**Stated exercise**.
Return every line below in which "matplotlib" appears.
------------------------------
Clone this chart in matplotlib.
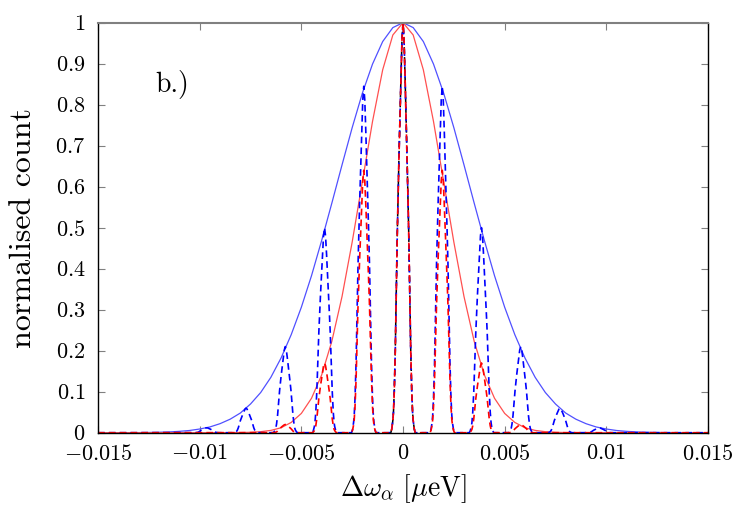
import numpy as np
import matplotlib
matplotlib.use("Agg")
import matplotlib.pyplot as plt

# =========================
# DATA
# =========================
# smooth envelopes, sampled every 0.0005 from -0.015 to 0.015
env_x = [round(-0.015 + 0.0005 * i, 4) for i in range(61)]
blue_half = [1.0, 0.988, 0.954, 0.899, 0.828, 0.744, 0.653, 0.560, 0.469, 0.383,
             0.306, 0.239, 0.182, 0.135, 0.098, 0.070, 0.048, 0.033, 0.022, 0.014,
             0.009, 0.0054, 0.0033, 0.0019, 0.0011, 0.0006, 0.0003, 0.0002, 0.0001, 0.0, 0.0]
red_half = [1.0, 0.970, 0.885, 0.759, 0.612, 0.465, 0.332, 0.223, 0.141, 0.084,
            0.047, 0.025, 0.012, 0.0056, 0.0025, 0.001, 0.0004, 0.0001, 0.0, 0.0,
            0.0, 0.0, 0.0, 0.0, 0.0, 0.0, 0.0, 0.0, 0.0, 0.0, 0.0]
blue_env = blue_half[::-1] + blue_half[1:]
red_env = red_half[::-1] + red_half[1:]

# comb of narrow lobes (dashed curves)
lobe_centres = [-0.00965, -0.00772, -0.00579, -0.00386, -0.00193, 0.0,
                0.00193, 0.00386, 0.00579, 0.00772, 0.00965]
blue_peaks = [0.012, 0.06, 0.21, 0.50, 0.845, 1.0, 0.845, 0.50, 0.21, 0.06, 0.012]
red_peaks = [0.0, 0.0, 0.02, 0.17, 0.64, 1.0, 0.64, 0.17, 0.02, 0.0, 0.0]

lobe_offsets = [-0.0007, -0.0006, -0.00055, -0.0005, -0.00047, -0.00043, -0.00038,
                -0.00034, -0.00028, -0.00024, -0.0002, -0.00015, -0.0001, -0.00005, 0.0,
                0.00005, 0.0001, 0.00015, 0.0002, 0.00024, 0.00028, 0.00034,
                0.00038, 0.00043, 0.00047, 0.0005, 0.00055, 0.0006, 0.0007]
lobe_shape = [0.0, 0.0, 0.01, 0.03, 0.05, 0.1, 0.2, 0.32, 0.49, 0.58, 0.67, 0.77,
              0.87, 0.96, 1.0, 0.96, 0.87, 0.77, 0.67, 0.58, 0.49, 0.32, 0.2, 0.1,
              0.05, 0.03, 0.01, 0.0, 0.0]

xticks = [-0.015, -0.01, -0.005, 0, 0.005, 0.01, 0.015]
xtick_labels = ["-0.015", "-0.01", "-0.005", "0", "0.005", "0.01", "0.015"]
yticks = [0, 0.1, 0.2, 0.3, 0.4, 0.5, 0.6, 0.7, 0.8, 0.9, 1]
ytick_labels = ["0", "0.1", "0.2", "0.3", "0.4", "0.5", "0.6", "0.7", "0.8", "0.9", "1"]


def comb(peaks):
    xs, ys = [-0.015], [0.0]
    for c, p in zip(lobe_centres, peaks):
        xs += [c + o for o in lobe_offsets]
        ys += [p * s for s in lobe_shape]
    xs.append(0.015)
    ys.append(0.0)
    return xs, ys


# =========================
# STYLE
# =========================
plt.rcParams.update({
    "font.family": "serif",
    "font.serif": ["cmr10"],
    "mathtext.fontset": "cm",
    "axes.unicode_minus": False,
})

fig = plt.figure(figsize=(7.5, 5.25), dpi=100)
ax = fig.add_axes([0.1307, 0.1758, 0.8133, 0.781])

ax.plot(env_x, blue_env, color="#5050ff", lw=0.9)
ax.plot(env_x, red_env, color="#ff5050", lw=0.9)

# black dashed: only the central lobe
ax.plot(lobe_offsets, lobe_shape, color="black", lw=1.1, dashes=(4, 2.5))
bx, by = comb(blue_peaks)
ax.plot(bx, by, color="#0000ff", lw=1.2, dashes=(4, 2.5))
rx, ry = comb(red_peaks)
ax.plot(rx, ry, color="#ff0000", lw=1.2, dashes=(4, 2.5))

ax.set_xlim(-0.015, 0.015)
ax.set_ylim(0, 1)
ax.set_xticks(xticks)
ax.set_xticklabels(["$" + t + "$" for t in xtick_labels])
ax.set_yticks(yticks)
ax.set_yticklabels(["$" + t + "$" for t in ytick_labels])
ax.tick_params(direction="in", top=True, right=True, length=5, width=0.8,
               color="#808080", labelsize=16)
ax.tick_params(axis="x", pad=8)
ax.tick_params(axis="y", pad=9)
for s in ax.spines.values():
    s.set_color("black")
    s.set_linewidth(1.0)
ax.spines["top"].set_color("#808080")
ax.spines["top"].set_linewidth(1.5)

ax.set_xlabel(r"$\Delta\omega_\alpha\ [\mu\mathrm{eV}]$", fontsize=20, labelpad=6)
ax.set_ylabel("normalised count", fontsize=23, labelpad=13)
ax.text(-0.0122, 0.83, "b.)", fontsize=20)

fig.savefig("out.png", dpi=100)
------------------------------
**Task solution**.
Clone this chart in matplotlib.
import matplotlib
matplotlib.use("Agg")
import matplotlib.pyplot as plt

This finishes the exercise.